Emma den Held has been a Wholesale Banking trainee since October 2016. She regularly writes about her experiences as a trainee in this blog.
It didn’t take me long to decide that I wanted to work for a bank; the financial sector has always interested me. That’s also why I chose to do a master’s in finance and an internship at ABN Amro, for example. Following that internship and once I’d graduated, I was ready and eager to take my first real step onto the career ladder. I’d already spent quite a bit of time abroad as a student; I studied in Madrid for six months, and before going to university I travelled to Central America for a year to learn Spanish and do some voluntary work. So, armed with all that international experience, I felt the time was right to apply for a job.
Actually, the process went pretty well. In addition to ING, two big consultancy firms also offered me a position – but I soon decided on ING. It was also clear from the start that I would do the Wholesale Banking traineeship; it’s the best match with my profile, plus in Wholesale Banking you’re nice and close to the action. The transactions we’re involved in often make the news headlines; our work is very concrete. The Wholesale Banking track has also become one of the biggest tracks (along with IT): nine of us started as trainees in October. Because I was a little late in applying – I was still focused on finishing my dissertation for the whole of July – I was the last candidate to make it onto the list for the October intake. The entire procedure ran very quickly and smoothly. I felt that I could be myself from the very first interview until the very last one; I also sensed that ING wanted to see the real me. So I knew that if they were to make me an offer, it would be because they had faith in me – and they did! Once I’d been accepted, I decided to go travelling immediately – “while I still could” – and I ended up spending six weeks in Colombia.
Right from the start, it’s been clear that the traineeship offers a lot of added value compared with ‘normal’ starters’ roles. It’s nice to start as part of a group so you can share the experience with other people. I’m also always keen to compare notes on how other trainees are getting on. Besides that, you get to know a huge number of people, which could come in handy later. You hear about what other departments are working on and about the dynamics in other teams, and that helps you to choose your next rotation or future role. Plus, alongside your rotations, you work on a group assignment with other trainees. Our group was given a sustainability project, and we presented our findings to a number of managers. And in July we all sat the Chartered Financial Analyst (CFA) exam that we’d studied for together…a problem shared is a problem halved, as they say! To be honest I’d already covered quite a lot of the material during my master’s in finance, but I still had to study hard for a couple of months. And the subject matter is much less familiar for some of the other tracks, so I’m impressed that they do it too.

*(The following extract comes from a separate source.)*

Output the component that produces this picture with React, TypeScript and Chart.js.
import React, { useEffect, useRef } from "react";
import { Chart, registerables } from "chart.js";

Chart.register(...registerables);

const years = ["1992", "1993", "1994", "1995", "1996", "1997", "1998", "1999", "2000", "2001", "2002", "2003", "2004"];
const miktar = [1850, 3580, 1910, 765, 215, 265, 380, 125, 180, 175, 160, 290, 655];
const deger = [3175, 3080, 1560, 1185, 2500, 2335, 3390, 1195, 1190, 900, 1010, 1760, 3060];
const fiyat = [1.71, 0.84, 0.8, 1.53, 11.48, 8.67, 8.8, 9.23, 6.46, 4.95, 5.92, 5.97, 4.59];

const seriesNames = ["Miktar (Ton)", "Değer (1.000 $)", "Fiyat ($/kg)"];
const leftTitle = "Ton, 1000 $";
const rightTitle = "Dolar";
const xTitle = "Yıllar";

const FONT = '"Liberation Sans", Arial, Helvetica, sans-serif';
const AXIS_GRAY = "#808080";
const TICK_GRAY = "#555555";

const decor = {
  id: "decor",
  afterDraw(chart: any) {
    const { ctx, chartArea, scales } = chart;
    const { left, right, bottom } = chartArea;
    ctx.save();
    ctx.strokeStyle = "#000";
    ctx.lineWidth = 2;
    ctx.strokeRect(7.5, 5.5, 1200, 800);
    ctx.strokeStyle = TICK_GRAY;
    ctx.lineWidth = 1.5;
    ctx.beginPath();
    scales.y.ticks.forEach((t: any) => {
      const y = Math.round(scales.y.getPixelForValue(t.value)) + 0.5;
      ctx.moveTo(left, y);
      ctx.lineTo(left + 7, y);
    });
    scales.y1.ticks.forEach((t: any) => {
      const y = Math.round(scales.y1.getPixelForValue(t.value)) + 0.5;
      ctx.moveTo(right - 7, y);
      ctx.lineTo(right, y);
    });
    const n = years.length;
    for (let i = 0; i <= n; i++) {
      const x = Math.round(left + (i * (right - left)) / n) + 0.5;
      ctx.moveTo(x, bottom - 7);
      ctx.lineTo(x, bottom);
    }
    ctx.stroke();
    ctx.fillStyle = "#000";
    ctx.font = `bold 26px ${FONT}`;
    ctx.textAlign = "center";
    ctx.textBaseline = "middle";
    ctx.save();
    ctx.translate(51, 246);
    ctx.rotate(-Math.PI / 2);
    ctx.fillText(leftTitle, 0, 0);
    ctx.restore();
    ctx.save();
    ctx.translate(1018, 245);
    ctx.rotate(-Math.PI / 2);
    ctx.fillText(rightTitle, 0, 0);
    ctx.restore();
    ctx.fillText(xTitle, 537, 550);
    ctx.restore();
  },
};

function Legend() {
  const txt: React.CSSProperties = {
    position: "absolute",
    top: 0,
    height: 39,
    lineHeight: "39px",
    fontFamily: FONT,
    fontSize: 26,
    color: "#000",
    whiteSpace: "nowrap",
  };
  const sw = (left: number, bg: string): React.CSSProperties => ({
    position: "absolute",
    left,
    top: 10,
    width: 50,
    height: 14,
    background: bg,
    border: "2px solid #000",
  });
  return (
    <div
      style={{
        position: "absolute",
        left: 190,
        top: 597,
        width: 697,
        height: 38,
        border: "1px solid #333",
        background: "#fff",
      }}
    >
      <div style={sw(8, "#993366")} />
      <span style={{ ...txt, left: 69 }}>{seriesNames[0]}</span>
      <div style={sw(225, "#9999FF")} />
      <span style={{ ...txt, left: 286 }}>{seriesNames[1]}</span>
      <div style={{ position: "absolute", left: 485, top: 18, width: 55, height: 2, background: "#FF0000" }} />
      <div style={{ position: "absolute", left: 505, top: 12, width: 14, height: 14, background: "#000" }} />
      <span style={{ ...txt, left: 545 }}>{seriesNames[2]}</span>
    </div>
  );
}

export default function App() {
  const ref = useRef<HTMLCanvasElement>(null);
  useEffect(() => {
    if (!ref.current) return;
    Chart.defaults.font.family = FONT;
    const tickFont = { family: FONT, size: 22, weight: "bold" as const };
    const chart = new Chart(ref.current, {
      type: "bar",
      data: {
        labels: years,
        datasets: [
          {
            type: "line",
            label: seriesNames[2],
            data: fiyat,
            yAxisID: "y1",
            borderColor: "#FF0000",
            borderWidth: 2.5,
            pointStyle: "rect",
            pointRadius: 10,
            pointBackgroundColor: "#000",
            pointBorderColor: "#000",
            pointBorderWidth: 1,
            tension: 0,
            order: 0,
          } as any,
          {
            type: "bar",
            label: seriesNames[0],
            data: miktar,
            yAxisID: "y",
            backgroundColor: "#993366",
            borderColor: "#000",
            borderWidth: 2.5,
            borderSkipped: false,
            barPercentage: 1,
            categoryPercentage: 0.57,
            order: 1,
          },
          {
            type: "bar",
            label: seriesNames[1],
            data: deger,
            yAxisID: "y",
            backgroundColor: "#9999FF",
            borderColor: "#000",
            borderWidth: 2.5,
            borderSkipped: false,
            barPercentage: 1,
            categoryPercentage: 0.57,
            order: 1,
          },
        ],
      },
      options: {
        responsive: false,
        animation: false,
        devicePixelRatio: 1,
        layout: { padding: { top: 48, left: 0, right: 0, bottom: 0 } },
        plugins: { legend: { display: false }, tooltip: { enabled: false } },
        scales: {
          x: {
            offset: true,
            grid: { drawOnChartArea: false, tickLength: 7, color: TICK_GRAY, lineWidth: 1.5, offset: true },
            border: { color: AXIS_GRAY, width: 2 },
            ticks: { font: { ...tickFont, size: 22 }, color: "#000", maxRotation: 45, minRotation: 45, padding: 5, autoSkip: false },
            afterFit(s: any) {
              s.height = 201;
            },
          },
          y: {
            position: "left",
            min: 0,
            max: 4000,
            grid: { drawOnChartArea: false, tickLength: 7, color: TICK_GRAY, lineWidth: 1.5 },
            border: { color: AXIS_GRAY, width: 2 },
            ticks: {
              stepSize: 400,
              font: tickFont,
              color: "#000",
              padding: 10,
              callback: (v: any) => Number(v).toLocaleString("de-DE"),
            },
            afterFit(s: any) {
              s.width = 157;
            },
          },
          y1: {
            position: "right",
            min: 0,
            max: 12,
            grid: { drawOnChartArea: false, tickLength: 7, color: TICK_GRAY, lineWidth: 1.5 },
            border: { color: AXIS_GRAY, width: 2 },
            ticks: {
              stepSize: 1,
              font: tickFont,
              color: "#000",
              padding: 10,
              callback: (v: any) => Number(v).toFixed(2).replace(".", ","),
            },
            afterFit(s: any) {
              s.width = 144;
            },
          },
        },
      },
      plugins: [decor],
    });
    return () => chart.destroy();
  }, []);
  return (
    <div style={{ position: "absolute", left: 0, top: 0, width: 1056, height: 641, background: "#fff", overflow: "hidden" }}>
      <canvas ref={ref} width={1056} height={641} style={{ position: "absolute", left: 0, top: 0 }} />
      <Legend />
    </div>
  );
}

I regularly hear people say that a traineeship is a nice transition from studying to working. That’s true to a certain extent, but at the same time a traineeship is more intensive that either studying or a normal starters’ role. For instance, during a traineeship you work in two different departments in your first year, so you have to be someone who enjoys becoming part of various teams and who can find their feet quickly. On top of that you do lots of things together with the other trainees, so you get a whole new, ready-made social life. That sometimes means you have to put your old life ‘on hold’ at first. Our traineeship kicked off with two weeks of training in a hotel, for example. It’s all great fun and really interesting, but it can also take a bit of getting used to.
For my first rotation I worked in Capital Structuring & Advisory (CS&A), which is a young team, and I’m now doing my second rotation at Corporate Lending. For the final three months of this rotation I’ll be working in Singapore – and I’m leaving in early July! For my second rotation I wanted to find somewhere that would let me see and learn more about the execution side of things. CS&A did a lot of pitching to customers, and Corporate Lending is a nice way of supplementing the knowledge that I gained there. This department is responsible for issuing loans to major companies. I’m in the team for Telecom, Media & Technology, which is an extremely dynamic sector. I’ll be working for this department in Singapore too, where they’re responsible for major customers in Asia. The work itself will be pretty similar, but ING has a very different positioning there. Here in the Netherlands we’re market leader but the bank is less well known in Asia so I’m curious to see what that’s like – and of course I’m excited to know how it is to work in such an exotic location. I’ll soon find out, and I’ll share my first impressions with you next time!
Emma (25) did a bachelor’s in economics & business administration and a master’s in finance at the University of Amsterdam (UvA). She spent six months studying in Madrid and did an internship in Structured Finance at ABN Amro. She has been a hockey player for many years, enjoys hitting the gym at ING and tries to go travelling as much as possible. Just before starting at ING she travelled around Colombia, and she also visited Argentina and Uruguay in between her first and second rotation.